The short-term effect of unexpected inflation falls hardest on people who have lent money out at a fixed rate of interest for a long period of time–people buying bonds to save for retirement, banks lending money to home-owners, and others. These may meet your definition of “the rich”–after all, they had money to lend out–but failing banks and insolvent retirees aren’t good for the country.

Over the longer term, people come to expect ongoing and unpredictable bursts of inflation. They build indexing into every transaction–from car loans to apartment leases to labor union contracts. This smooths the pain of inflation, making it more like a general tax, but adds unnecessary friction to commerce, slowing it down and leaving more people poor.

Finally, no country has a monopoly on currency issue, and currencies compete with each other. When a country plays games with its currency, investors shun it in favor of others who are more responsible. “Capital flight” ensues, and an economy without capital isn’t a happy place. Interest rates soar, stocks tank, and new business formation ceases.

Taxation may be annoying, but inflation is ruinous. Embrace it at your peril.

In the final analysis, money is a promise: that if you are willing to give up something of value- either material goods or labor- for these pieces of paper, eventually someone else will trade you something you want for the paper. Taxation calls back in those pieces of paper so the promise they represent is covered: the person being taxed is surrendering the goods and services the money might otherwise have bought. Printing money to pay your bills is in essence issuing an empty promise: that wealth can be created out of nothing and that no one ever has to actually give up something.

For example, as Cecil pointed out in his classic column What happened to all the gold Spain got from the New World?, even gold and silver are subject to this. The rulers of Spain assumed that specie was synonomous with wealth, and thought that they could pay their bills indefinitely simply by acquiring and spending more gold. But without balancing out the influx of specie with taxation, in the final result they were simply putting more metal on the market. They could get away with this for quite a while simply because of how desperately gold-starved Europe was before the New World conquests, but eventually it caught up to them.

By contrast, during the American Civil War the Union printed fiat money in the form of greenbacks but also taxed the bejeebus out of everything they could, minimizing the inflationary potential of the extra money. In fact, the expansion of the 19th century economy had led to the country being short of money, to the point that there was a movement to allow the greenbacks to remain in circulation after the period of time that the government was supposed to have called them all in.

And the South did half that: they printed money like mad, but didnb’t tax it. This seemed really good for the government at the time: free money, right?

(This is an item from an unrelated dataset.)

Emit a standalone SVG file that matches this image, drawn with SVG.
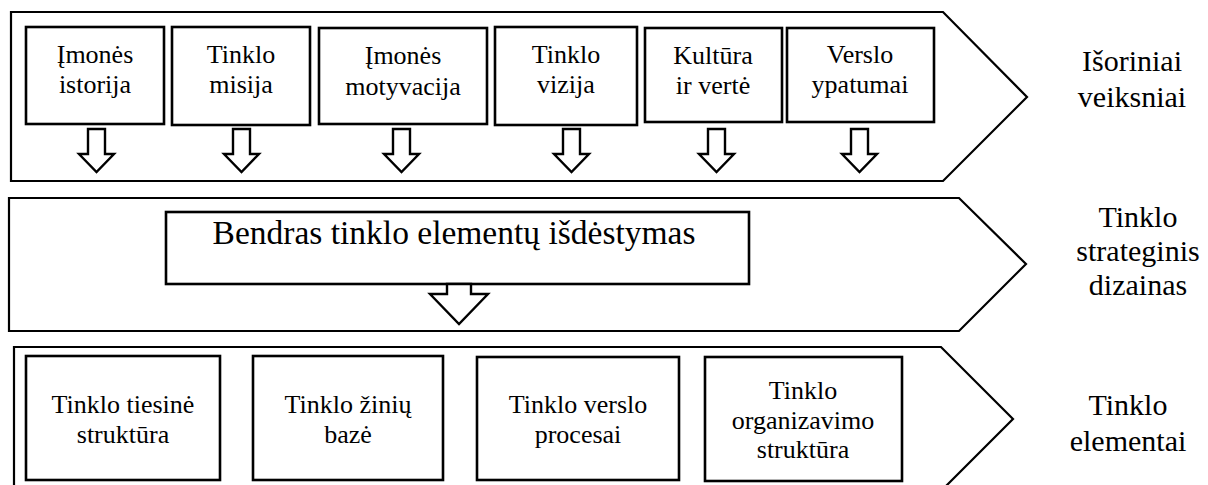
<svg xmlns="http://www.w3.org/2000/svg" width="1208" height="485" viewBox="0 0 1208 485">
<style>
.band{fill:#fff;stroke:#000;stroke-width:2.2;stroke-linejoin:miter}
.box{fill:#fff;stroke:#000;stroke-width:2.6}
.arr{fill:#fff;stroke:#000;stroke-width:2.4;stroke-linejoin:miter}
.t26{font-size:26px}
.t34{font-size:33.5px}
.t30{font-size:30px}
</style>
<rect width="1208" height="485" fill="#fff"/>
<g id="band-top"><polygon class="band" points="11,12 943,12 1027,97 943,181 11,181"/></g>
<g id="band-mid"><polygon class="band" points="9,198 959,198 1026,264 959,331 9,331"/></g>
<g id="band-bot"><polygon class="band" points="14,347 941,347 1013,419 941,491 14,491"/></g>

<g font-family="Liberation Serif" text-anchor="middle" fill="#000">
<g id="n1"><rect class="box" x="26" y="27" width="138" height="97"/><text class="t26" x="95" y="63">Įmonės</text><text class="t26" x="95" y="93">istorija</text></g>
<g id="n2"><rect class="box" x="172" y="27" width="138" height="98"/><text class="t26" x="241" y="63">Tinklo</text><text class="t26" x="241" y="93">misija</text></g>
<g id="n3"><rect class="box" x="319" y="28" width="168" height="96"/><text class="t26" x="403" y="64">Įmonės</text><text class="t26" x="403" y="95">motyvacija</text></g>
<g id="n4"><rect class="box" x="495" y="27" width="142" height="98"/><text class="t26" x="566" y="63">Tinklo</text><text class="t26" x="566" y="93">vizija</text></g>
<g id="n5"><rect class="box" x="645" y="28" width="137" height="94"/><text class="t26" x="713" y="64">Kultūra</text><text class="t26" x="713" y="94">ir vertė</text></g>
<g id="n6"><rect class="box" x="787" y="28" width="147" height="94"/><text class="t26" x="860" y="63">Verslo</text><text class="t26" x="860" y="93">ypatumai</text></g>

<g id="lbl-top"><text class="t30" x="1132" y="71">Išoriniai</text><text class="t30" x="1132" y="107">veiksniai</text></g>

<g id="n7"><rect class="box" x="166" y="212" width="583" height="72"/><text class="t34" x="454" y="244">Bendras tinklo elementų išdėstymas</text></g>

<g id="lbl-mid"><text class="t30" x="1138" y="227">Tinklo</text><text class="t30" x="1138" y="261">strateginis</text><text class="t30" x="1138" y="295">dizainas</text></g>

<g id="n8"><rect class="box" x="26" y="356" width="194" height="124"/><text class="t26" x="123" y="413">Tinklo tiesinė</text><text class="t26" x="123" y="443">struktūra</text></g>
<g id="n9"><rect class="box" x="253" y="356" width="190" height="124"/><text class="t26" x="348" y="413">Tinklo žinių</text><text class="t26" x="348" y="443">bazė</text></g>
<g id="n10"><rect class="box" x="477" y="357" width="202" height="123"/><text class="t26" x="578" y="413">Tinklo verslo</text><text class="t26" x="578" y="443">procesai</text></g>
<g id="n11"><rect class="box" x="705" y="357" width="197" height="124"/><text class="t26" x="803" y="399">Tinklo</text><text class="t26" x="803" y="429">organizavimo</text><text class="t26" x="803" y="458">struktūra</text></g>

<g id="lbl-bot"><text class="t30" x="1128" y="415">Tinklo</text><text class="t30" x="1128" y="451">elementai</text></g>
</g>

<g id="connectors">
<polygon class="arr" points="88,129 105,129 105,154 114,154 96.5,172 79,154 88,154"/>
<polygon class="arr" points="233,129 250,129 250,154 259,154 241.5,172 224,154 233,154"/>
<polygon class="arr" points="393,129 410,129 410,154 419,154 401.5,172 384,154 393,154"/>
<polygon class="arr" points="563,129 580,129 580,154 589,154 571.5,172 554,154 563,154"/>
<polygon class="arr" points="708,129 725,129 725,154 734,154 716.5,172 699,154 708,154"/>
<polygon class="arr" points="851,129 868,129 868,154 877,154 859.5,172 842,154 851,154"/>
<polygon class="arr" points="447,284 471,284 471,294 488,294 459,324 430,294 447,294"/>
</g>
</svg>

Wrong. That free money collapsed the Confederate economy, causing immense suffering throughout the South. Indeed, the economic disaster hurt the war effort by making it difficult if not impossible to get needed war material. Plus, many soldiers deserted to bring in the crops, since it was often the only thing standing between their families and starvation. (The Confederate leaders, of course, declared that saving one’s family in such a fashion was trason, whereas their own utter incometence was just politics.)

I’m curious, by what manner does printing money actually increase wealth? I mean, at some level, the $100 in my wallet isn’t “more” of anything than the $1, other than a couple zeros. Money is an abstraction, always has been - but it shouldn’t be an absurdity…

Inflation is everybody trying to readjust their personal cut of a nation’s wealth back to what it used to be before sombody else devalued what they had.

My comment was motivated by the following simplified model:

If there are N bills in circulation, then each bill is worth 1/N of the total wealth in the society. Suppose, to keep things ridiculously simple, that our society consists of just you and me, and our money supply consists of just two bills, one in your possession and one in mine. Then my share of the wealth is 1/2 and your share is 1/2. Now, if I print an additional bill, all of the bills become less valuable. Now each bill is worth only 1/3 of the total wealth. However, despite that inflation, I’ve increased my share of that wealth to 2/3. In a sense, I’ve taxed you 1/6 of your wealth.

Anything that brings new value into a system without an equal offsetting inflation is wealth. Money is one subspecies of wealth but it not equivalent to it.

Banks create wealth by loaning their deposits over and over. Stocks create wealth by rising. Industries create wealth by adding value to raw materials. Services add wealth by creating value out of expertise and time.

None of these is likely to induce ruinous inflation into the system. Printing money can because it adds no extra value, but merely increases the lubricant for value to move through the economy. Too much money depreciates value by making goods artificially less valuable. Too little money, however, decreases wealth by making it harder to accumulate or work for you.

You want to government to print enough money to keep the economy running smoothly. In a way, that increases wealth just as topping up the oil in a car increases the value of the car by keeping it functioning at peak efficiency.

This is a terrific illustration - thanks!

My question: How much, if it all, is the inflationary effect of printing money mediated by the (public) knowledge that such a thing has occurred? In other words, if the government did it secretly, and could keep it secret, would that have any mitigating effect on its inflationary consequences? Thanks.

My WAG is that public knowledge isn’t necessary. The fact that the bills are out there and someone is spending them means that those bills are being used to bid up the price of goods and services.

My question: How much, if it all, would the inflationary effect of printing money be mediated by the elimination of all other forms of taxes as well as the operating budget of the IRS?